--- begin Material ---
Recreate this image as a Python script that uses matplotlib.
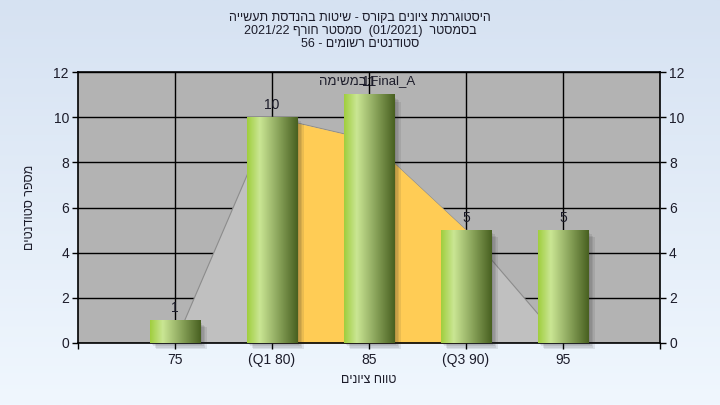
import numpy as np
import matplotlib.pyplot as plt
from matplotlib.patches import Rectangle, Polygon

# grade histogram data
categories = ["75", "(Q1 80)", "85", "(Q3 90)", "95"]
counts = [1, 10, 11, 5, 5]
curve = [0, 10, 9, 5, 0]          # background frequency shape
q1_idx, q3_idx = 1, 3             # orange band between Q1 and Q3

title_lines = [
    "היסטוגרמת ציונים בקורס - שיטות בהנדסת תעשייה",
    "בסמסטר  (01/2021)  סמסטר חורף 2021/22",
    "סטודנטים רשומים - 56",
]
xlabel = "טווח ציונים"
ylabel = "מספר סטודנטים"
series_word = "במשימה"
series_name = "Final_A"

FONT = ['Liberation Sans', 'DejaVu Sans']
plt.rcParams['font.family'] = FONT
TXT = '#1c1c2a'


def heb(s):
    """reverse hebrew text for left-to-right drawing"""
    out = []
    for t in reversed(s.split(' ')):
        if any('\u0590' <= c <= '\u05ff' for c in t):
            out.append(t[::-1])
        else:
            out.append(t)
    return ' '.join(out)


fig = plt.figure(figsize=(7.2, 4.05), dpi=100)

# light blue gradient background
bg = fig.add_axes([0, 0, 1, 1], zorder=-10)
top = np.array([214, 226, 242]) / 255
bot = np.array([240, 247, 254]) / 255
t = np.linspace(0, 1, 256)[:, None]
grad = top + (bot - top) * t
bg.imshow(grad[:, None, :], aspect='auto', extent=(0, 1, 0, 1))
bg.axis('off')

ax = fig.add_axes([78 / 720, 62 / 405, 582 / 720, 271 / 405])
ax.set_facecolor('#b3b3b3')

x = np.arange(1, len(categories) + 1)

# grid behind everything
for yy in range(0, 13, 2):
    ax.axhline(yy, color='black', lw=1.0, zorder=1)
for xx in x:
    ax.axvline(xx, color='black', lw=1.0, zorder=1)

# gray frequency shape and orange Q1-Q3 band
pts = list(zip(x, curve))
ax.add_patch(Polygon(pts, closed=True, facecolor='#c0c0c0',
                     edgecolor='#8c8c8c', lw=0.8, zorder=2))
xb = x[q1_idx:q3_idx + 1]
yb = curve[q1_idx:q3_idx + 1]
ax.fill_between(xb, 0, yb, color='#ffcc55', lw=0, zorder=2.5)

# cylinder-like bars
w = 0.52
stops = np.array([0.0, 0.25, 1.0])
cols = np.array([[160, 206, 62], [202, 230, 148], [72, 96, 32]]) / 255
gx = np.linspace(0, 1, 128)
bar_grad = np.stack([np.interp(gx, stops, cols[:, k]) for k in range(3)], axis=-1)
for xi, h in zip(x, counts):
    # soft shadow, a few faint layers
    for d in [0.065, 0.05, 0.035, 0.02]:
        ax.add_patch(Rectangle((xi - w / 2 + d, -d * 4), w, h - 0.05,
                               facecolor='#202020', alpha=0.09,
                               lw=0, zorder=2.8, clip_on=False))
    ax.imshow(bar_grad[None, :, :], aspect='auto',
              extent=(xi - w / 2, xi + w / 2, 0, h), zorder=3)
    ax.annotate(str(h), (xi, h), xytext=(0, 4), textcoords='offset points',
                ha='center', va='bottom', fontsize=10, color=TXT, zorder=5)

ax.text(2.98, 11.6, heb(series_word) + ":" + series_name, ha='center',
        va='center', fontsize=9.5, color=TXT, zorder=5)

ax.set_xlim(0, 6)
ax.set_ylim(0, 12)
ax.set_xticks(np.arange(0, 7))
ax.set_xticklabels([""] + categories + [""])
ax.set_yticks(range(0, 13, 2))
ax.tick_params(axis='x', length=4.5, width=1, pad=3, labelsize=10,
               labelcolor=TXT)
ax.tick_params(axis='y', length=4.5, width=1, pad=2, labelsize=10,
               labelcolor=TXT, right=True, labelright=True)
for sp in ax.spines.values():
    sp.set_color('black')
    sp.set_linewidth(1.2)

fig.text(369 / 720, 1 - 380 / 405, heb(xlabel), ha='center', va='center',
         fontsize=9, color=TXT)
fig.text(30 / 720, 1 - 207 / 405, heb(ylabel), ha='center', va='center',
         rotation=90, fontsize=9, color=TXT)

for i, line in enumerate(title_lines):
    fig.text(360 / 720, 1 - (18 + 13 * i) / 405, heb(line), ha='center',
             va='center', fontsize=9, color=TXT)

fig.savefig('out.png', dpi=100)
--- end Material ---
= Stated problem =
Only the lines from the top of the data through the line with "from matplotlib.patches import" should be quoted, exactly and with both ends kept; skip the pictures.

= The reply =
Recreate this image as a Python script that uses matplotlib.
import numpy as np
import matplotlib.pyplot as plt
from matplotlib.patches import Rectangle, Polygon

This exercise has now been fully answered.